Reading is an act of guessing. I guessed that if the moon had recently been impacted that hard we would be hearing about it from more than CNN, and likely would have known about it in advance. I don't feel as though I have been mislead.
Funnily enough I went to the article because I guessed that it would have literally formed overnight by some surface movement originating from within the moon not some external cause.
And I believe my guess is as good as yours except in hindsight of course.
English needs a better term for this field. I understand that Astrology is already taken, but astro- (stars) geo- (earth) logy (study) is just wrong.
Maybe Exolithology? Or Lunology, if these processes are unique to smaller bodies. Actually, our moon does have a differentiated core (I think the only one in the solar system) so per that argument we're a double planet (also the fact that the moon never has retrograde motion relative to the sun, another unique feature of our moon in the solar system) and thus just Geology is a proper enough name.
No one said they were "tricked" by the article, only that the found the headline to be misleading which is entirely fair because it is a clear example of clickbait.
Misleading? Or just misintepretable? Misleading implies the author tries to lead you to a wrong conclusion.

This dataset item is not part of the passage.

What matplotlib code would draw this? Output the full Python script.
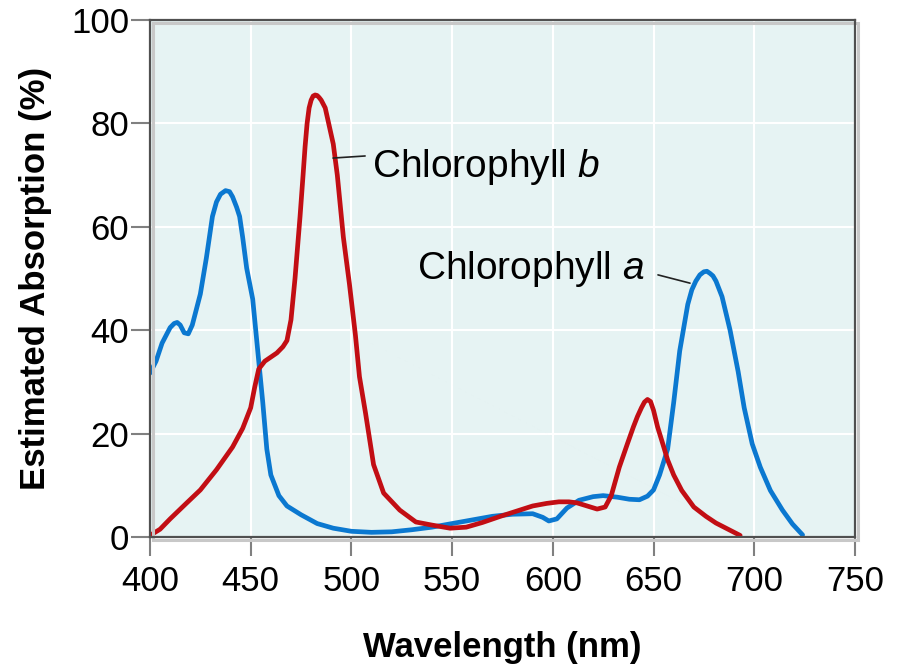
import matplotlib
matplotlib.use("Agg")
import matplotlib.pyplot as plt
from matplotlib.patches import Rectangle
from matplotlib.transforms import offset_copy

plt.rcParams['font.family'] = ['Liberation Sans', 'DejaVu Sans']
plt.rcParams['mathtext.fontset'] = 'custom'
plt.rcParams['mathtext.rm'] = 'Liberation Sans'
plt.rcParams['mathtext.it'] = 'Liberation Sans:italic'

# Chlorophyll a (blue)
wl_a = [400, 403, 406, 410, 412, 413.5, 415, 417, 419, 421, 423, 425, 428, 431,
        433, 435, 437.5, 439.5, 441, 443, 444.5, 446, 448, 451, 454, 456, 458,
        460, 464, 468, 475, 483, 491, 500, 510, 520, 530, 540, 550, 560, 570,
        580, 590, 595, 598, 602, 607, 613, 620, 625, 632, 638, 643, 647, 650,
        653, 657, 660, 663, 667, 669, 671, 673, 675, 676.5, 678, 679.5, 681,
        684, 688, 692, 695, 699, 703, 708, 714, 719, 724]
abs_a = [31.7, 34, 37.5, 40.5, 41.3, 41.5, 41, 39.5, 39.3, 41, 44, 47, 54, 62,
         64.8, 66.3, 67, 66.8, 65.8, 63.8, 62, 58, 52, 46, 34, 26, 17,
         12, 8, 6, 4.3, 2.6, 1.7, 1.1, 0.9, 1.0, 1.4, 1.9, 2.6, 3.3, 4.0,
         4.4, 4.5, 3.8, 3.1, 3.5, 5.6, 7.1, 7.8, 8.0, 7.7, 7.3, 7.2, 7.9, 9.1,
         12, 17, 26, 36, 45, 47.8, 49.5, 50.7, 51.3, 51.4, 51, 50.5, 49.5,
         46.5, 40, 32, 25, 18, 13.5, 9, 5.2, 2.5, 0.4]

# Chlorophyll b (red)
wl_b = [400, 405, 410, 418, 425, 433, 441, 446, 450, 452, 454, 457, 460, 463,
        466, 468, 470, 472, 474.5, 476, 477, 478, 479, 480, 481, 482, 483, 484,
        485, 487, 489, 491, 493, 496, 499, 502, 504, 507, 511, 516, 524, 532,
        540, 549, 557, 565, 574, 582, 590, 597, 603, 608, 612, 617, 622, 626,
        629, 633, 637, 640, 642, 644, 645.5, 647, 648.5, 650, 652, 655, 657,
        660, 664, 670, 676, 681, 687, 693]
abs_b = [0.3, 1.5, 3.5, 6.5, 9.1, 13, 17.4, 21, 25, 29, 32.5, 34, 34.8, 35.6,
         36.8, 38, 42, 50, 62, 70, 75.5, 80, 83, 84.5, 85.3, 85.5, 85.4, 85,
         84.5, 83, 79.5, 76, 70, 58, 49, 39, 31, 24, 14, 8.5, 5.2, 2.9,
         2.3, 1.7, 1.9, 2.8, 4.0, 5.0, 6.0, 6.5, 6.8, 6.8, 6.6, 6.0, 5.4, 5.8,
         8, 13.5, 18, 21.3, 23.3, 25, 26.1, 26.6, 26.2, 24.5, 21.3, 17.5, 14.9,
         12, 9, 5.8, 4.0, 2.7, 1.5, 0.3]

xticks = [400, 450, 500, 550, 600, 650, 700, 750]
yticks = [0, 20, 40, 60, 80, 100]

fig = plt.figure(figsize=(9.03, 6.65), dpi=100)
ax = fig.add_axes([0.1661, 0.1925, 0.7807, 0.7774])
ax.set_facecolor('#e6f3f3')

ax.plot(wl_a, abs_a, color='#0b78d0', lw=3.4, solid_joinstyle='round',
        solid_capstyle='round', zorder=3)
ax.plot(wl_b, abs_b, color='#c20e14', lw=3.4, solid_joinstyle='round',
        solid_capstyle='round', zorder=3)

ax.set_xlim(400, 750)
ax.set_ylim(0, 100)
ax.set_xticks(xticks)
ax.set_yticks(yticks)
ax.grid(True, color='white', lw=1.5)
ax.set_axisbelow(True)
ax.tick_params(axis='both', direction='out', length=14, width=1.5,
               color='#808080', labelsize=25)
ax.tick_params(axis='y', pad=1)
ax.tick_params(axis='x', pad=6)

for sp in ax.spines.values():
    sp.set_color('#505050')
    sp.set_linewidth(1.6)
    sp.set_zorder(5)

# light shadow frame offset right/down
shadow = Rectangle((0, 0), 1, 1, fill=False, edgecolor='#c8c8c8', lw=2.2,
                   transform=offset_copy(ax.transAxes, fig=fig, x=3, y=-3, units='dots'),
                   clip_on=False, zorder=4)
ax.add_patch(shadow)

ax.set_xlabel('Wavelength (nm)', fontsize=25, fontweight='bold', labelpad=24)
ax.set_ylabel('Estimated Absorption (%)', fontsize=25, fontweight='bold', labelpad=14)

ax.text(510.2, 69.6, 'Chlorophyll $\\mathit{b}$', fontsize=28, va='baseline', ha='left')
ax.annotate('', xy=(490.9, 73.3), xytext=(506.8, 73.7),
            arrowprops=dict(arrowstyle='-', color='#222222', lw=1.2,
                            shrinkA=0, shrinkB=0))
ax.text(532.6, 49.9, 'Chlorophyll $\\mathit{a}$', fontsize=28, va='baseline', ha='left')
ax.annotate('', xy=(668.1, 49.1), xytext=(652.2, 50.7),
            arrowprops=dict(arrowstyle='-', color='#222222', lw=1.2,
                            shrinkA=0, shrinkB=0))

fig.savefig('out.png', dpi=100)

The article is very clear about what it really means.
I immediately read the headline as "it happened in a time span of 10 minutes probably a gazillion years ago". So in any case, it's not misleading to everyone, and therefore certainly not "extremely misleading".
> Misleading implies the author tries to lead you to a wrong conclusion.
Why on earth would anyone assume that this clickbait title wasn't intended to be clickbait? What history of non-clickbait headlines would make anyone assume good faith on the part of CNN here?
If you have a specification for a program saying "input: variables x and y, output: z holds x+y", you would probably be annoyed if someone coded "x=0; y=0; z=0", though.
Just playing devil's advocate, I think the headline is not bad (could be less ambiguous, but sacrificing brevity)
This "illogical" double negative shows how English is not at all like algebra. English is not a set of formal rules - there is no formal authority on the language. The rules that exist are derived from how English is commonly used - descriptive rather than prescriptive. This is why dictionaries are constantly adding new (sometimes annoying) words, and the Chicago Manual of Style is on its 18th version. For example, I was taught that "they" could never describe a singular person, and one should assume "he", "she" or "the suspect". Not so anymore [1]. The language, its constructs, and implicit rules are always changing, regardless (and irregardless[2]) of how you criticize those that speak it.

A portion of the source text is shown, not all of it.